Now that we have set up nearly all of the puzzles in the game scene we had to test and tweak to see if they work in the first place. Some readjustments later the rooms are functional now but will need some visual hints that aid the player in puzzle solving (especially if you have to light torches in a specific order).
One big thing that was mentioned in this Monday’s sprint was the necessity to merge the scenes of designers and artists. During the last weeks, our environment artists have been populating the rooms with props in their separate scene while us designers created puzzles in a different scene with empty rooms. Our teachers rightfully pointed out that we need to have both in order to prevent potential difficulties with the overall space of the room and he is right. I remember that we ran into this problem in our previous game project when the designers playtested/ tweaked for unpopulated rooms and said rooms suddenly became much narrower once all of the props were placed. So it's a good thing that we merged the different scenes in time after getting this feedback.

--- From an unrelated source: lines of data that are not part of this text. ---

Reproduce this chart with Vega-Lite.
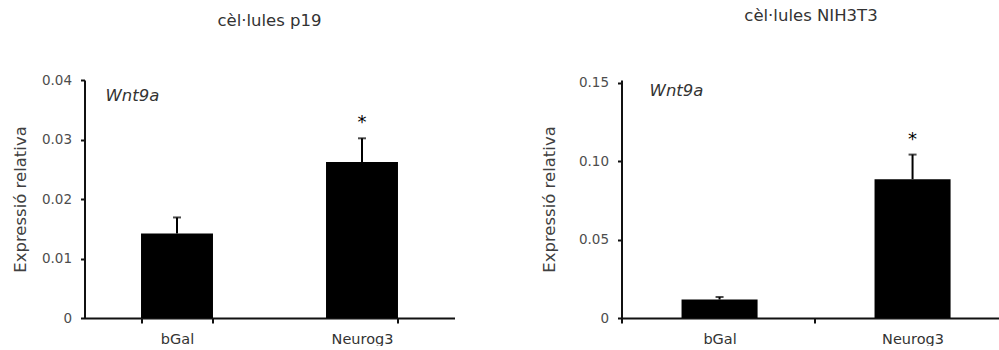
{
  "$schema": "https://vega.github.io/schema/vega-lite/v6.json",
  "background": "white",
  "padding": {"left": 11.5, "top": 8, "right": 0, "bottom": 0},
  "bounds": "flush",
  "spacing": 167,
  "config": {
    "font": "DejaVu Sans",
    "view": {"stroke": null},
    "axis": {"grid": false, "domainColor": "#111111", "domainWidth": 2, "tickColor": "#111111", "tickWidth": 2, "labelFont": "DejaVu Sans", "labelColor": "#4d4d4d", "titleFont": "DejaVu Sans", "titleFontWeight": "normal", "titleColor": "#404040"},
    "title": {"font": "DejaVu Sans", "fontWeight": "normal", "fontSize": 16.5, "color": "#333333"}
  },
  "hconcat": [
    {
      "title": {"text": "cèl·lules p19", "offset": 44},
      "width": 370,
      "height": 238,
      "data": {"values": [
        {"grup": "bGal", "valor": 0.0142, "superior": 0.0169, "sig": ""},
        {"grup": "Neurog3", "valor": 0.0262, "superior": 0.0302, "sig": "*"}
      ]},
      "layer": [
        {
          "mark": {"type": "bar", "color": "black"},
          "encoding": {
            "x": {"field": "grup", "type": "nominal", "scale": {"domain": ["bGal", "Neurog3"], "paddingInner": 0.611, "paddingOuter": 0.3055}, "axis": {"title": null, "labelAngle": 0, "tickBand": "extent", "tickSize": 5, "labelPadding": 9, "labelFontSize": 14.5, "labelColor": "#333333"}},
            "y": {"field": "valor", "type": "quantitative", "scale": {"domain": [0, 0.04], "nice": false}, "axis": {"title": "Expressió relativa", "values": [0, 0.01, 0.02, 0.03, 0.04], "labelExpr": "datum.value == 0 ? '0' : format(datum.value, '.2f')", "tickSize": 4, "labelPadding": 9, "labelFontSize": 13.5, "titleFontSize": 16.5, "titlePadding": 13}}
          }
        },
        {
          "mark": {"type": "rule", "strokeWidth": 2, "color": "black"},
          "encoding": {
            "x": {"field": "grup", "type": "nominal"},
            "y": {"field": "valor", "type": "quantitative"},
            "y2": {"field": "superior"}
          }
        },
        {
          "mark": {"type": "tick", "orient": "horizontal", "size": 8, "thickness": 2, "color": "black"},
          "encoding": {
            "x": {"field": "grup", "type": "nominal"},
            "y": {"field": "superior", "type": "quantitative"}
          }
        },
        {
          "mark": {"type": "text", "fontSize": 18, "baseline": "alphabetic", "dy": -10, "color": "black"},
          "encoding": {
            "x": {"field": "grup", "type": "nominal"},
            "y": {"field": "superior", "type": "quantitative"},
            "text": {"field": "sig"}
          }
        },
        {
          "data": {"values": [{"gen": "Wnt9a"}]},
          "mark": {"type": "text", "align": "left", "baseline": "alphabetic", "dx": -71.5, "dy": 21, "fontStyle": "italic", "fontSize": 16.5, "color": "#333333"},
          "encoding": {
            "x": {"datum": "bGal", "type": "nominal"},
            "y": {"datum": 0.04, "type": "quantitative"},
            "text": {"field": "gen"}
          }
        }
      ]
    },
    {
      "title": {"text": "cèl·lules NIH3T3", "offset": 51},
      "width": 379,
      "height": 238,
      "data": {"values": [
        {"grup": "bGal", "valor": 0.0118, "superior": 0.0134, "sig": ""},
        {"grup": "Neurog3", "valor": 0.0886, "superior": 0.1043, "sig": "*"}
      ]},
      "layer": [
        {
          "mark": {"type": "bar", "color": "black"},
          "encoding": {
            "x": {"field": "grup", "type": "nominal", "scale": {"domain": ["bGal", "Neurog3"], "paddingInner": 0.606, "paddingOuter": 0.2849, "align": 0.546}, "axis": {"title": null, "labelAngle": 0, "tickOffset": -98, "labelOffset": 98, "tickSize": 5, "labelPadding": 9, "labelFontSize": 14.5, "labelColor": "#333333"}},
            "y": {"field": "valor", "type": "quantitative", "scale": {"domain": [0, 0.1519], "nice": false}, "axis": {"title": "Expressió relativa", "values": [0, 0.05, 0.1, 0.15], "labelExpr": "datum.value == 0 ? '0' : format(datum.value, '.2f')", "tickSize": 4, "labelPadding": 9, "labelFontSize": 13.5, "titleFontSize": 16.5, "titlePadding": 21}}
          }
        },
        {
          "mark": {"type": "rule", "strokeWidth": 2, "color": "black"},
          "encoding": {
            "x": {"field": "grup", "type": "nominal"},
            "y": {"field": "valor", "type": "quantitative"},
            "y2": {"field": "superior"}
          }
        },
        {
          "mark": {"type": "tick", "orient": "horizontal", "size": 8, "thickness": 2, "color": "black"},
          "encoding": {
            "x": {"field": "grup", "type": "nominal"},
            "y": {"field": "superior", "type": "quantitative"}
          }
        },
        {
          "mark": {"type": "text", "fontSize": 18, "baseline": "alphabetic", "dy": -10, "color": "black"},
          "encoding": {
            "x": {"field": "grup", "type": "nominal"},
            "y": {"field": "superior", "type": "quantitative"},
            "text": {"field": "sig"}
          }
        },
        {
          "data": {"values": [{"gen": "Wnt9a"}]},
          "mark": {"type": "text", "align": "left", "baseline": "alphabetic", "dx": -70, "dy": 16, "fontStyle": "italic", "fontSize": 16.5, "color": "#333333"},
          "encoding": {
            "x": {"datum": "bGal", "type": "nominal"},
            "y": {"datum": 0.1519, "type": "quantitative"},
            "text": {"field": "gen"}
          }
        }
      ]
    }
  ]
}
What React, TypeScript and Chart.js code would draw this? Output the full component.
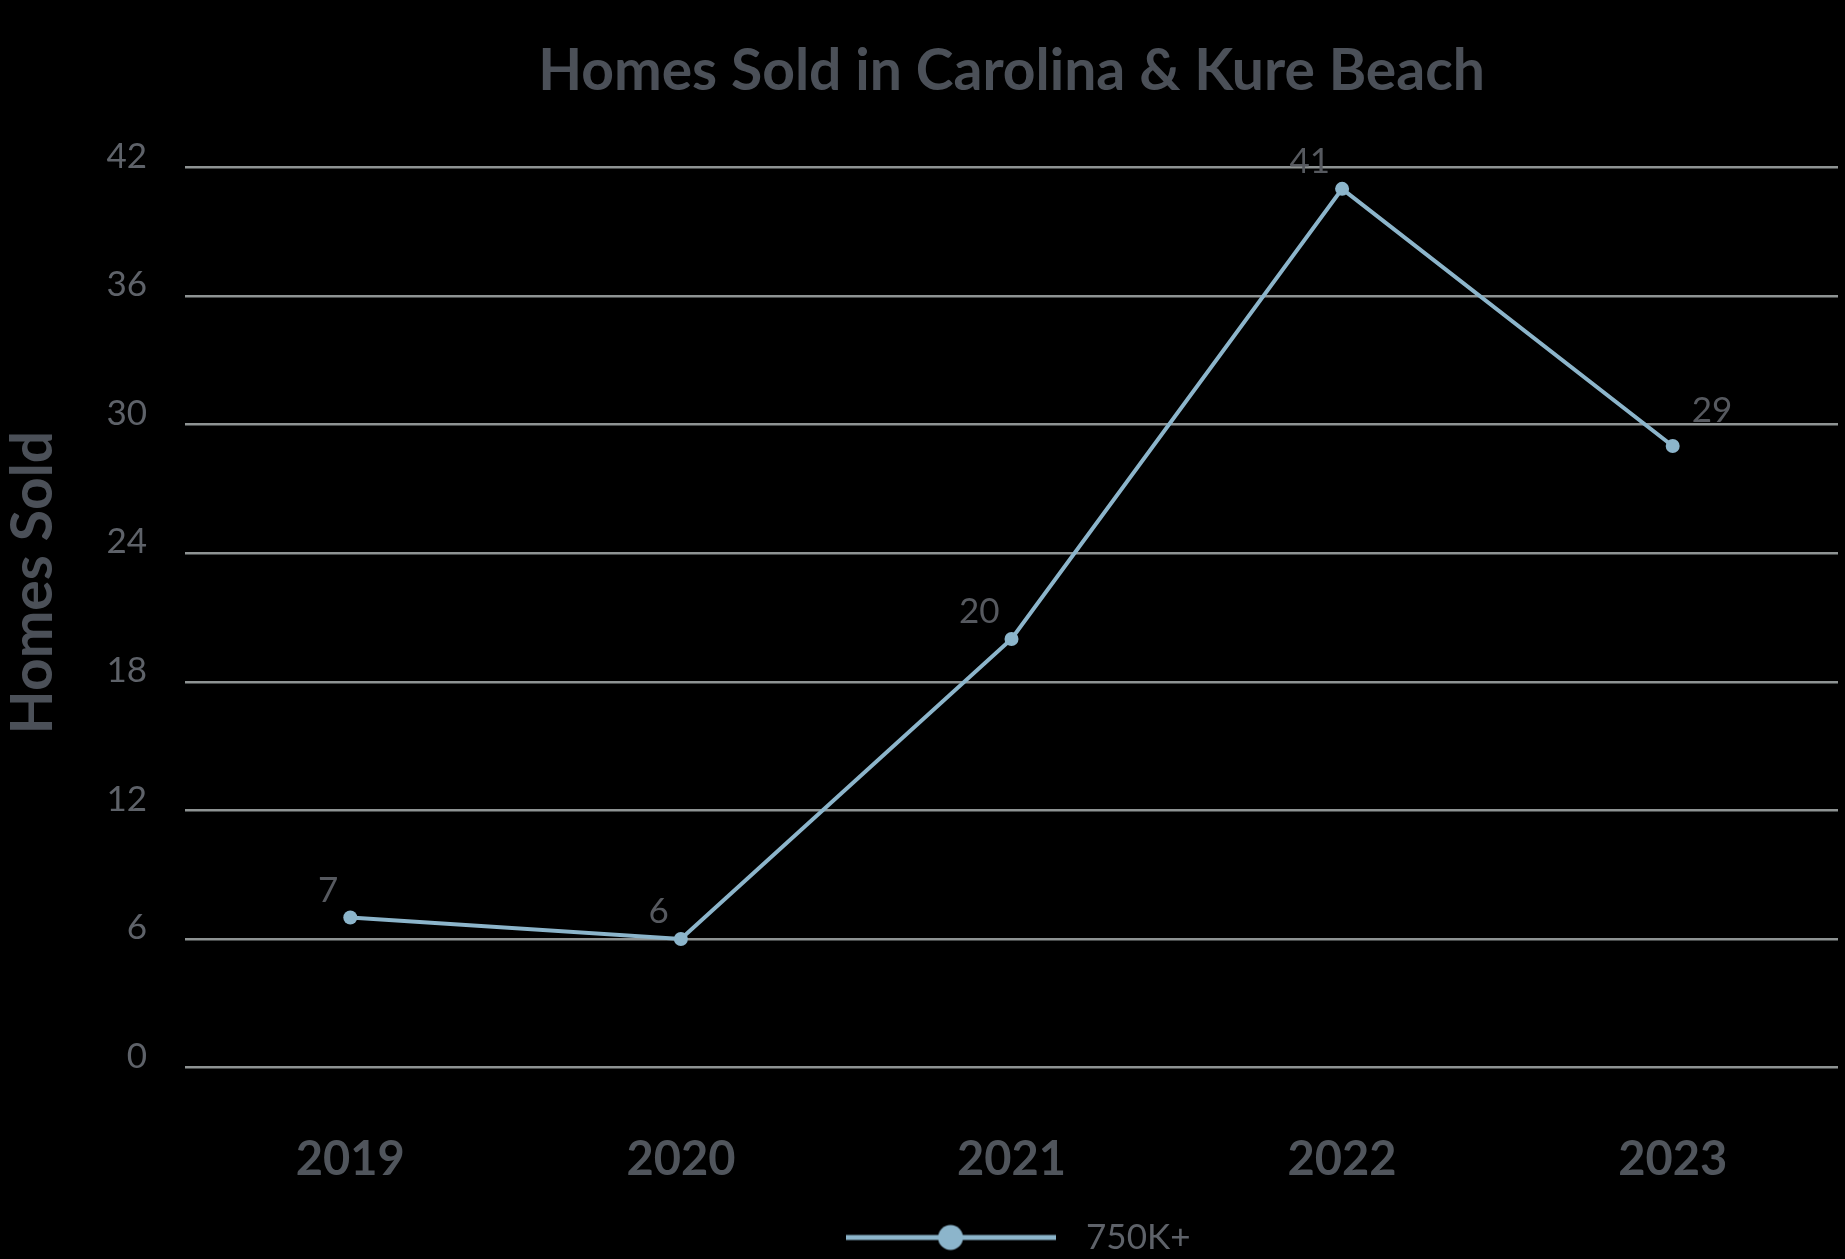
import React, { useEffect, useRef } from "react";
import { Chart, registerables } from "chart.js";

Chart.register(...registerables);

// ---- data ----
const years = ["2019", "2020", "2021", "2022", "2023"];
const homesSold = [7, 6, 20, 41, 29];
const seriesName = "750K+";
const yTickValues = [0, 6, 12, 18, 24, 30, 36, 42];
const chartTitle = "Homes Sold in Carolina & Kure Beach";
const yAxisTitle = "Homes Sold";

// ---- styles ----
const FONT = 'Lato, "Open Sans", sans-serif';
const LINE_COLOR = "#8cb5cb";
const GRID_COLOR = "#8e9393";
const TITLE_COLOR = "#4b5058";
const TICK_COLOR = "#5e6269";
const XTICK_COLOR = "#50555c";
const LABEL_COLOR = "#56595f";
const LABEL_SIDES = ["left", "left", "left", "left", "right"];

function makeLegendSwatch(): HTMLCanvasElement {
  const c = document.createElement("canvas");
  c.width = 210;
  c.height = 28;
  const ctx = c.getContext("2d")!;
  ctx.strokeStyle = LINE_COLOR;
  ctx.lineWidth = 5;
  ctx.beginPath();
  ctx.moveTo(0, 14);
  ctx.lineTo(210, 14);
  ctx.stroke();
  ctx.fillStyle = LINE_COLOR;
  ctx.beginPath();
  ctx.arc(105, 14, 12.5, 0, Math.PI * 2);
  ctx.fill();
  return c;
}

const valueLabelPlugin = {
  id: "valueLabels",
  afterDatasetsDraw(chart: any) {
    const ctx = chart.ctx;
    const meta = chart.getDatasetMeta(0);
    const data = chart.data.datasets[0].data;
    ctx.save();
    ctx.font = `35px ${FONT}`;
    ctx.fillStyle = LABEL_COLOR;
    ctx.textBaseline = "middle";
    meta.data.forEach((pt: any, i: number) => {
      if (LABEL_SIDES[i] === "right") {
        ctx.textAlign = "left";
        ctx.fillText(String(data[i]), pt.x + 19, pt.y - 35);
      } else {
        ctx.textAlign = "right";
        ctx.fillText(String(data[i]), pt.x - 12, pt.y - 27);
      }
    });
    ctx.restore();
  },
};

const yTitlePlugin = {
  id: "yTitle",
  afterDraw(chart: any) {
    const { ctx, chartArea } = chart;
    const cy = (chartArea.top + chartArea.bottom) / 2 - 35;
    ctx.save();
    ctx.translate(34, cy);
    ctx.rotate(-Math.PI / 2);
    ctx.font = `bold 57px ${FONT}`;
    ctx.fillStyle = TITLE_COLOR;
    ctx.textAlign = "center";
    ctx.textBaseline = "middle";
    ctx.fillText(yAxisTitle, 0, 0);
    ctx.restore();
  },
};

export default function App() {
  const canvasRef = useRef<HTMLCanvasElement | null>(null);

  useEffect(() => {
    if (!canvasRef.current) return;
    const swatch = makeLegendSwatch();
    const chart = new Chart(canvasRef.current, {
      type: "line",
      data: {
        labels: years,
        datasets: [
          {
            label: seriesName,
            data: homesSold,
            borderColor: LINE_COLOR,
            backgroundColor: LINE_COLOR,
            borderWidth: 4,
            pointRadius: 7,
            pointBorderWidth: 0,
            pointBackgroundColor: LINE_COLOR,
            tension: 0,
            fill: false,
          },
        ],
      },
      options: {
        animation: false,
        responsive: false,
        maintainAspectRatio: false,
        layout: { padding: { left: 0, right: 0, top: 0, bottom: -6 } },
        plugins: {
          title: {
            display: true,
            text: chartTitle,
            fullSize: false,
            color: TITLE_COLOR,
            font: { family: FONT, size: 57, weight: "bold" },
            padding: { top: 37, bottom: 62 },
          },
          legend: {
            display: true,
            position: "bottom",
            fullSize: false,
            labels: {
              usePointStyle: true,
              pointStyle: swatch as any,
              pointStyleWidth: 236,
              color: TICK_COLOR,
              font: { family: FONT, size: 35 },
              padding: 32,
            },
          },
          tooltip: { enabled: false },
        },
        scales: {
          x: {
            offset: true,
            grid: { display: false, drawTicks: false },
            border: { display: false },
            ticks: {
              color: XTICK_COLOR,
              font: { family: FONT, size: 47, weight: "bold" },
              padding: 64,
            },
            afterFit: (scale: any) => {
              scale.height = 64 + 47 * 1.2;
            },
          },
          y: {
            min: 0,
            max: 42,
            afterBuildTicks: (scale: any) => {
              scale.ticks = yTickValues.map((v) => ({ value: v }));
            },
            grid: { color: GRID_COLOR, lineWidth: 2.5, drawTicks: false },
            border: { display: false },
            ticks: {
              color: TICK_COLOR,
              font: { family: FONT, size: 35 },
              padding: 38,
              labelOffset: -11,
            },
            title: { display: false },
            afterFit: (scale: any) => {
              scale.width = 185;
            },
          },
        },
      },
      plugins: [valueLabelPlugin, yTitlePlugin],
    });
    return () => chart.destroy();
  }, []);

  return (
    <div
      style={{
        position: "fixed",
        left: 0,
        top: 0,
        width: 1845,
        height: 1259,
        background: "#000",
      }}
    >
      <canvas ref={canvasRef} width={1845} height={1259} style={{ display: "block" }} />
    </div>
  );
}
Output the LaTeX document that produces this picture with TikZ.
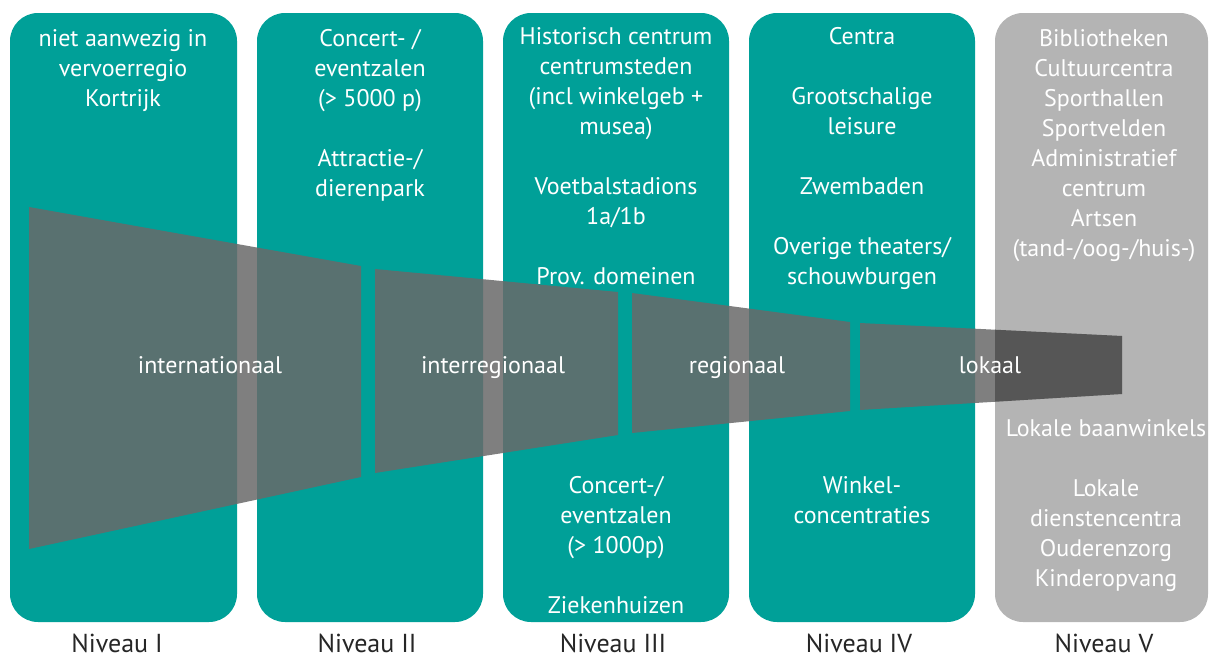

Speaking of feedback - once again I have been surprised by the amount of influence the camera perspective has on the game in this regard: our VFX/ animation artist initially created a spark VFX (played whenever the flame hits something) that looked perfectly reasonable and even a bit too extreme in its own scene. Within the game, however, it was barely visible and even the much bigger reiteration of the VFX that followed looked subtle at best. To take some of the workload from him, I have tried playing around with the particle system he established and made some variations of my own. Right now, they are looking a bit too extreme though and have been lovingly dubbed “fireworks”.